[Collected material]:
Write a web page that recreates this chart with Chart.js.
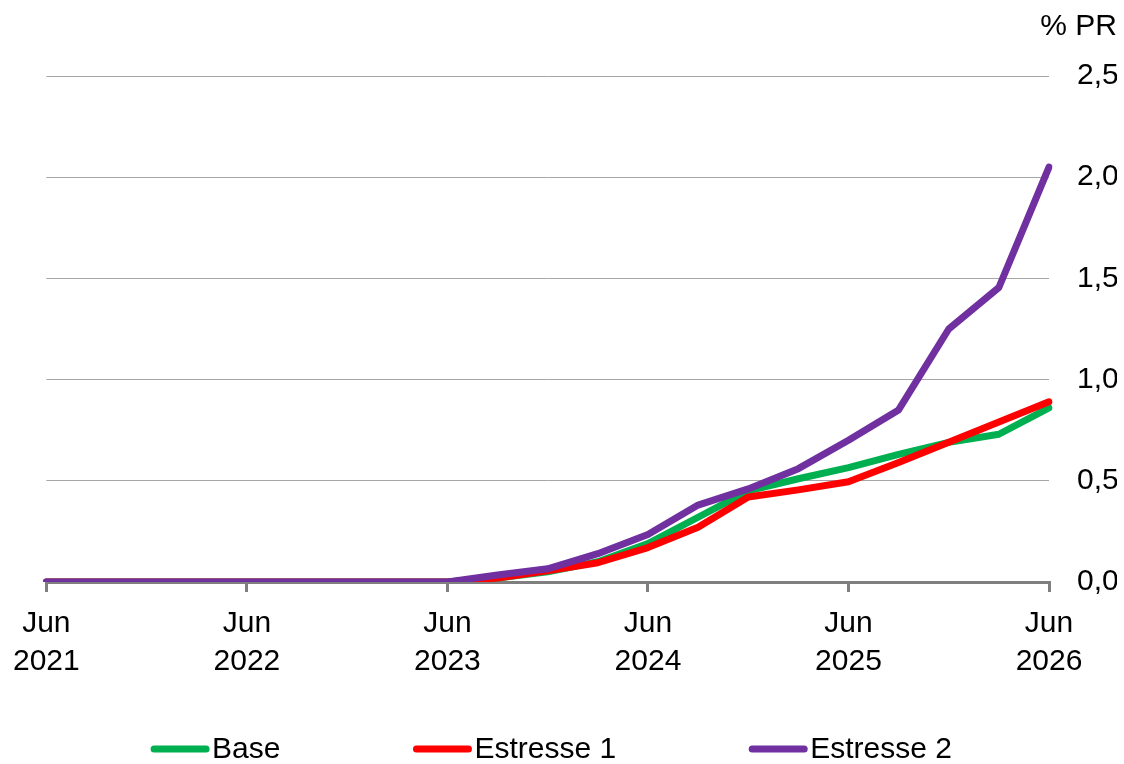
<!DOCTYPE html>
<html>
<head>
<meta charset="utf-8">
<script src="https://cdn.jsdelivr.net/npm/chart.js@4.4.0/dist/chart.umd.min.js"></script>
<style>
    html, body { margin: 0; padding: 0; background: #ffffff; }
    #box { width: 1124px; height: 764px; position: relative; }
</style>
</head>
<body>
<div id="box"><canvas id="chart"></canvas></div>
<script>
// Quarterly dates, Jun 2021 .. Jun 2026
const quarters = [
    'Jun 2021', 'Set 2021', 'Dez 2021', 'Mar 2022',
    'Jun 2022', 'Set 2022', 'Dez 2022', 'Mar 2023',
    'Jun 2023', 'Set 2023', 'Dez 2023', 'Mar 2024',
    'Jun 2024', 'Set 2024', 'Dez 2024', 'Mar 2025',
    'Jun 2025', 'Set 2025', 'Dez 2025', 'Mar 2026',
    'Jun 2026'
];

// % PR
const base = [0, 0, 0, 0, 0, 0, 0, 0, 0, 0.02, 0.05, 0.10, 0.19, 0.32, 0.45, 0.51, 0.565, 0.63, 0.69, 0.73, 0.86];
const estresse1 = [0, 0, 0, 0, 0, 0, 0, 0, 0, 0.02, 0.055, 0.095, 0.17, 0.27, 0.42, 0.455, 0.495, 0.59, 0.69, 0.79, 0.89];
const estresse2 = [0, 0, 0, 0, 0, 0, 0, 0, 0, 0.035, 0.065, 0.14, 0.235, 0.38, 0.46, 0.56, 0.70, 0.85, 1.25, 1.455, 2.05];

const seriesNames = ['Base', 'Estresse 1', 'Estresse 2'];
const yTicks = [0, 0.5, 1, 1.5, 2, 2.5];

const FONT = 'Liberation Sans, Arial, sans-serif';
const colors = ['#00b050', '#ff0000', '#7030a0'];

// Legend drawn below the axis-------------------------------------------
const bottomLegend = {
    id: 'bottomLegend',
    afterDraw(chart) {
        const ctx = chart.ctx;
        ctx.save();
        ctx.font = '30px ' + FONT;
        const lineLen = 52;
        const gap = 130;
        const widths = chart.data.datasets.map(d => lineLen + 12 + ctx.measureText(d.label).width);
        const total = widths.reduce((a, b) => a + b, 0) + gap * (widths.length - 1);
        let x = 552 - total / 2;
        const y = 749;
        chart.data.datasets.forEach((d, i) => {
            ctx.strokeStyle = d.borderColor;
            ctx.lineWidth = 7;
            ctx.lineCap = 'round';
            ctx.beginPath();
            ctx.moveTo(x + 4, y);
            ctx.lineTo(x + 4 + lineLen, y);
            ctx.stroke();
            ctx.fillStyle = '#000000';
            ctx.textBaseline = 'middle';
            ctx.textAlign = 'left';
            ctx.fillText(d.label, x + lineLen + 10, y + 1);
            x += widths[i] + gap;
        });
        ctx.restore();
    }
};

const data = {
    labels: quarters,
    datasets: [
        { label: seriesNames[0], data: base, borderColor: colors[0], backgroundColor: colors[0], order: 3 },
        { label: seriesNames[1], data: estresse1, borderColor: colors[1], backgroundColor: colors[1], order: 2 },
        { label: seriesNames[2], data: estresse2, borderColor: colors[2], backgroundColor: colors[2], order: 1 }
    ].map(d => Object.assign(d, {
        borderWidth: 7,
        pointRadius: 0,
        tension: 0,
        fill: false,
        borderCapStyle: 'round',
        borderJoinStyle: 'round'
    }))
};

const scales = {
    x: {
        type: 'category',
        offset: false,
        grid: {
            drawOnChartArea: false,
            drawTicks: true,
            tickLength: 10,
            lineWidth: 3,
            color: c => (c.index % 4 === 0 ? '#7f7f7f' : 'rgba(0,0,0,0)')
        },
        border: { display: true, color: '#7f7f7f', width: 3 },
        ticks: {
            autoSkip: false,
            maxRotation: 0,
            minRotation: 0,
            padding: 13,
            color: '#000000',
            font: { family: FONT, size: 30, lineHeight: 1.25 },
            callback: function (v, i) {
                if (i % 4 !== 0) return '';
                return quarters[i].split(' ');
            }
        }
    },
    y: {
        position: 'right',
        min: 0,
        max: 2.5,
        afterBuildTicks: s => { s.ticks = yTicks.map(v => ({ value: v })); },
        afterFit: s => { s.width = 68; },
        grid: { color: '#a6a6a6', lineWidth: 1, drawTicks: false },
        border: { display: false },
        ticks: {
            padding: 28,
            color: '#000000',
            font: { family: FONT, size: 30 },
            callback: v => v.toFixed(1).replace('.', ',')
        }
    }
};

new Chart(document.getElementById('chart'), {
    type: 'line',
    data: data,
    options: {
        responsive: true,
        maintainAspectRatio: false,
        animation: false,
        layout: { padding: { left: 42, right: 7, top: 0, bottom: 71 } },
        scales: scales,
        plugins: {
            legend: { display: false },
            tooltip: { enabled: false },
            title: {
                display: true,
                text: '% PR',
                align: 'end',
                color: '#000000',
                font: { family: FONT, size: 30, weight: 'normal' },
                padding: { top: 9, bottom: 31 }
            }
        }
    },
    plugins: [bottomLegend]
});
</script>
</body>
</html>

[Stated goal]: Print each line of the material above exactly, with the pictures removed from your copy.

[Correct answer]:
Write a web page that recreates this chart with Chart.js.
<!DOCTYPE html>
<html>
<head>
<meta charset="utf-8">
<script src="https://cdn.jsdelivr.net/npm/chart.js@4.4.0/dist/chart.umd.min.js"></script>
<style>
    html, body { margin: 0; padding: 0; background: #ffffff; }
    #box { width: 1124px; height: 764px; position: relative; }
</style>
</head>
<body>
<div id="box"><canvas id="chart"></canvas></div>
<script>
// Quarterly dates, Jun 2021 .. Jun 2026
const quarters = [
    'Jun 2021', 'Set 2021', 'Dez 2021', 'Mar 2022',
    'Jun 2022', 'Set 2022', 'Dez 2022', 'Mar 2023',
    'Jun 2023', 'Set 2023', 'Dez 2023', 'Mar 2024',
    'Jun 2024', 'Set 2024', 'Dez 2024', 'Mar 2025',
    'Jun 2025', 'Set 2025', 'Dez 2025', 'Mar 2026',
    'Jun 2026'
];

// % PR
const base = [0, 0, 0, 0, 0, 0, 0, 0, 0, 0.02, 0.05, 0.10, 0.19, 0.32, 0.45, 0.51, 0.565, 0.63, 0.69, 0.73, 0.86];
const estresse1 = [0, 0, 0, 0, 0, 0, 0, 0, 0, 0.02, 0.055, 0.095, 0.17, 0.27, 0.42, 0.455, 0.495, 0.59, 0.69, 0.79, 0.89];
const estresse2 = [0, 0, 0, 0, 0, 0, 0, 0, 0, 0.035, 0.065, 0.14, 0.235, 0.38, 0.46, 0.56, 0.70, 0.85, 1.25, 1.455, 2.05];

const seriesNames = ['Base', 'Estresse 1', 'Estresse 2'];
const yTicks = [0, 0.5, 1, 1.5, 2, 2.5];

const FONT = 'Liberation Sans, Arial, sans-serif';
const colors = ['#00b050', '#ff0000', '#7030a0'];

// Legend drawn below the axis-------------------------------------------
const bottomLegend = {
    id: 'bottomLegend',
    afterDraw(chart) {
        const ctx = chart.ctx;
        ctx.save();
        ctx.font = '30px ' + FONT;
        const lineLen = 52;
        const gap = 130;
        const widths = chart.data.datasets.map(d => lineLen + 12 + ctx.measureText(d.label).width);
        const total = widths.reduce((a, b) => a + b, 0) + gap * (widths.length - 1);
        let x = 552 - total / 2;
        const y = 749;
        chart.data.datasets.forEach((d, i) => {
            ctx.strokeStyle = d.borderColor;
            ctx.lineWidth = 7;
            ctx.lineCap = 'round';
            ctx.beginPath();
            ctx.moveTo(x + 4, y);
            ctx.lineTo(x + 4 + lineLen, y);
            ctx.stroke();
            ctx.fillStyle = '#000000';
            ctx.textBaseline = 'middle';
            ctx.textAlign = 'left';
            ctx.fillText(d.label, x + lineLen + 10, y + 1);
            x += widths[i] + gap;
        });
        ctx.restore();
    }
};

const data = {
    labels: quarters,
    datasets: [
        { label: seriesNames[0], data: base, borderColor: colors[0], backgroundColor: colors[0], order: 3 },
        { label: seriesNames[1], data: estresse1, borderColor: colors[1], backgroundColor: colors[1], order: 2 },
        { label: seriesNames[2], data: estresse2, borderColor: colors[2], backgroundColor: colors[2], order: 1 }
    ].map(d => Object.assign(d, {
        borderWidth: 7,
        pointRadius: 0,
        tension: 0,
        fill: false,
        borderCapStyle: 'round',
        borderJoinStyle: 'round'
    }))
};

const scales = {
    x: {
        type: 'category',
        offset: false,
        grid: {
            drawOnChartArea: false,
            drawTicks: true,
            tickLength: 10,
            lineWidth: 3,
            color: c => (c.index % 4 === 0 ? '#7f7f7f' : 'rgba(0,0,0,0)')
        },
        border: { display: true, color: '#7f7f7f', width: 3 },
        ticks: {
            autoSkip: false,
            maxRotation: 0,
            minRotation: 0,
            padding: 13,
            color: '#000000',
            font: { family: FONT, size: 30, lineHeight: 1.25 },
            callback: function (v, i) {
                if (i % 4 !== 0) return '';
                return quarters[i].split(' ');
            }
        }
    },
    y: {
        position: 'right',
        min: 0,
        max: 2.5,
        afterBuildTicks: s => { s.ticks = yTicks.map(v => ({ value: v })); },
        afterFit: s => { s.width = 68; },
        grid: { color: '#a6a6a6', lineWidth: 1, drawTicks: false },
        border: { display: false },
        ticks: {
            padding: 28,
            color: '#000000',
            font: { family: FONT, size: 30 },
            callback: v => v.toFixed(1).replace('.', ',')
        }
    }
};

new Chart(document.getElementById('chart'), {
    type: 'line',
    data: data,
    options: {
        responsive: true,
        maintainAspectRatio: false,
        animation: false,
        layout: { padding: { left: 42, right: 7, top: 0, bottom: 71 } },
        scales: scales,
        plugins: {
            legend: { display: false },
            tooltip: { enabled: false },
            title: {
                display: true,
                text: '% PR',
                align: 'end',
                color: '#000000',
                font: { family: FONT, size: 30, weight: 'normal' },
                padding: { top: 9, bottom: 31 }
            }
        }
    },
    plugins: [bottomLegend]
});
</script>
</body>
</html>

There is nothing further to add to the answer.